Enerpac Tool Group Corp. (EPAC) is gearing up to release its first-quarter earnings results after the closing bell on Wednesday, Dec. 17, and Wall Street is bracing for a modest dip in profitability.
The consensus among analysts calls for the Milwaukee, Wisconsin-based company to report quarterly earnings of 37 cents per share, down from 40 cents per share in the same period last year. On the revenue front, expectations are slightly more optimistic. Analysts are forecasting $145.90 million in quarterly sales, up from $145.20 million a year earlier.
The company's last earnings report came on Oct. 15, when Enerpac beat expectations for its fourth quarter and issued fiscal 2026 guidance that came in above analyst estimates. That was encouraging news for investors, though shares have drifted lower since then.
Enerpac shares closed at $39.98 on Monday, down 1.3% for the session.
What Analysts Are Saying
A look at recent analyst activity shows that some of the most accurate forecasters in the business have taken a bullish stance on Enerpac.

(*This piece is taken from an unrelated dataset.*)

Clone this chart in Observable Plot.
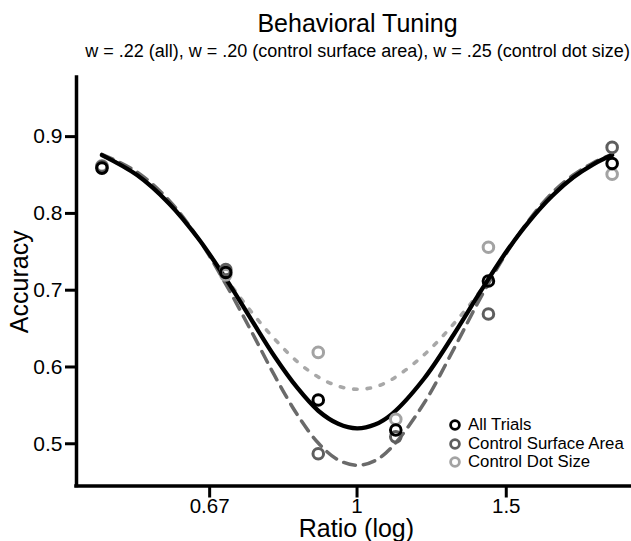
<!DOCTYPE html>
<html><head><meta charset="utf-8">
<script src="https://cdn.jsdelivr.net/npm/d3@7"></script>
<script src="https://cdn.jsdelivr.net/npm/@observablehq/plot@0.6"></script>
<style>
body{margin:0;background:#fff;font-family:"Liberation Sans",Arial,sans-serif}
#wrap{position:relative;width:631px;height:541px}
#legend{position:absolute;left:448px;top:416px;font-size:16.8px;line-height:18.5px;color:#000}
#legend .row{display:flex;align-items:center;height:18.5px}
#legend span{margin-left:6px}
</style></head><body><div id="wrap"></div>
<script>
// observed points
const ratios = [0.5, 0.7, 0.9, 1.111, 1.429, 2.0];
const allTrials = [0.859, 0.723, 0.557, 0.518, 0.712, 0.865];
const surfaceArea = [0.861, 0.727, 0.487, 0.509, 0.669, 0.886];
const dotSize = [0.862, 0.720, 0.619, 0.532, 0.756, 0.851];

// fitted tuning curves
const curveRatios = [0.5,0.55,0.6,0.65,0.7,0.75,0.8,0.85,0.9,0.95,1.0,1.05,1.1,1.2,1.3,1.4,1.5,1.6,1.7,1.8,1.9,2.0];
const fitAll = [0.876,0.850,0.813,0.767,0.715,0.662,0.613,0.573,0.543,0.526,0.520,0.525,0.539,0.585,0.642,0.699,0.750,0.791,0.823,0.847,0.864,0.876];
const fitSurface = [0.877,0.854,0.817,0.767,0.708,0.647,0.588,0.538,0.501,0.479,0.472,0.478,0.496,0.553,0.623,0.691,0.748,0.793,0.827,0.850,0.866,0.877];
const fitDotSize = [0.876,0.850,0.813,0.767,0.716,0.672,0.636,0.607,0.587,0.575,0.571,0.574,0.584,0.616,0.656,0.700,0.750,0.791,0.823,0.847,0.864,0.876];

const xTicks = [0.67, 1, 1.5];
const yTicks = [0.5, 0.6, 0.7, 0.8, 0.9];
const xDomain = [0.4666, 2.108];
const yDomain = [0.445, 0.977];

const seriesNames = ["All Trials", "Control Surface Area", "Control Dot Size"];
const seriesColors = ["#000000", "#5e5e5e", "#a3a3a3"];

const title = "Behavioral Tuning";
const subtitle = "w = .22 (all), w = .20 (control surface area), w = .25 (control dot size)";

const mkCurve = (vals) => curveRatios.map((r, i) => ({r, v: vals[i]}));
const mkPts = (vals) => ratios.map((r, i) => ({r, v: vals[i]}));

const chart = Plot.plot({
  width: 631, height: 541,
  marginLeft: 76, marginRight: 0, marginTop: 77, marginBottom: 55.5,
  style: {fontFamily: "Liberation Sans, Arial, sans-serif", color: "#000", background: "#fff"},
  x: {type: "log", domain: xDomain},
  y: {domain: yDomain},
  marks: [
    Plot.text([title], {frameAnchor: "top", text: d => d, dy: -54, dx: 3.5, fontSize: 25, lineAnchor: "middle", textAnchor: "middle"}),
    Plot.text([subtitle], {frameAnchor: "top", text: d => d, dy: -26, dx: 3.5, fontSize: 18, lineAnchor: "middle", textAnchor: "middle"}),
    Plot.text(["Accuracy"], {frameAnchor: "left", text: d => d, rotate: -90, dx: -57, fontSize: 25, lineAnchor: "middle", textAnchor: "middle"}),
    Plot.text(["Ratio (log)"], {frameAnchor: "bottom", text: d => d, dy: 43, dx: 2.4, fontSize: 25, lineAnchor: "middle", textAnchor: "middle"}),
    Plot.axisY({ticks: yTicks, tickFormat: d => d.toFixed(1), tickSize: 11, tickPadding: 3, strokeWidth: 3, fontSize: 21, label: null}),
    Plot.axisX({ticks: xTicks, tickFormat: d => String(d), tickSize: 12, tickPadding: 0, strokeWidth: 3, fontSize: 20.5, label: null}),
    Plot.ruleX([xDomain[0]], {strokeWidth: 3.5, strokeLinecap: "square"}),
    Plot.ruleY([yDomain[0]], {strokeWidth: 3.5, strokeLinecap: "square"}),
    Plot.line(mkCurve(fitDotSize), {x: "r", y: "v", stroke: "#a8a8a8", strokeWidth: 3.6, strokeDasharray: "3.5 10", curve: "catmull-rom"}),
    Plot.line(mkCurve(fitSurface), {x: "r", y: "v", stroke: "#6a6a6a", strokeWidth: 3.5, strokeDasharray: "12 8", curve: "catmull-rom"}),
    Plot.line(mkCurve(fitAll), {x: "r", y: "v", stroke: "#000", strokeWidth: 4.3, curve: "catmull-rom"}),
    Plot.dot(mkPts(dotSize), {x: "r", y: "v", r: 5.3, stroke: seriesColors[2], strokeWidth: 3, fill: "none"}),
    Plot.dot(mkPts(surfaceArea), {x: "r", y: "v", r: 5.3, stroke: seriesColors[1], strokeWidth: 3, fill: "none"}),
    Plot.dot(mkPts(allTrials), {x: "r", y: "v", r: 5.3, stroke: seriesColors[0], strokeWidth: 3, fill: "none"})
  ]
});

const wrap = document.getElementById("wrap");
wrap.appendChild(chart);

const legend = document.createElement("div");
legend.id = "legend";
seriesNames.forEach((name, i) => {
  const row = document.createElement("div");
  row.className = "row";
  row.innerHTML = `<svg width="14" height="18"><circle cx="7" cy="9" r="4.4" fill="none" stroke="${seriesColors[i]}" stroke-width="2.8"/></svg><span>${name}</span>`;
  legend.appendChild(row);
});
wrap.appendChild(legend);
</script>
</body></html>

Roth Capital analyst Tom Haydes initiated coverage on the stock with a Buy rating and a $48 price target on Sept. 5, 2025. Haydes has an accuracy rate of 52% based on his track record.
CJS Securities analyst Daniel Moore also started coverage with an Outperform rating and a more aggressive price target of $53 on March 14, 2025. Moore boasts a 58% accuracy rate, making him one of the more reliable voices following the stock.
Both analysts see meaningful upside from current levels, suggesting confidence in the company's ability to navigate whatever near-term headwinds might be pressuring margins this quarter.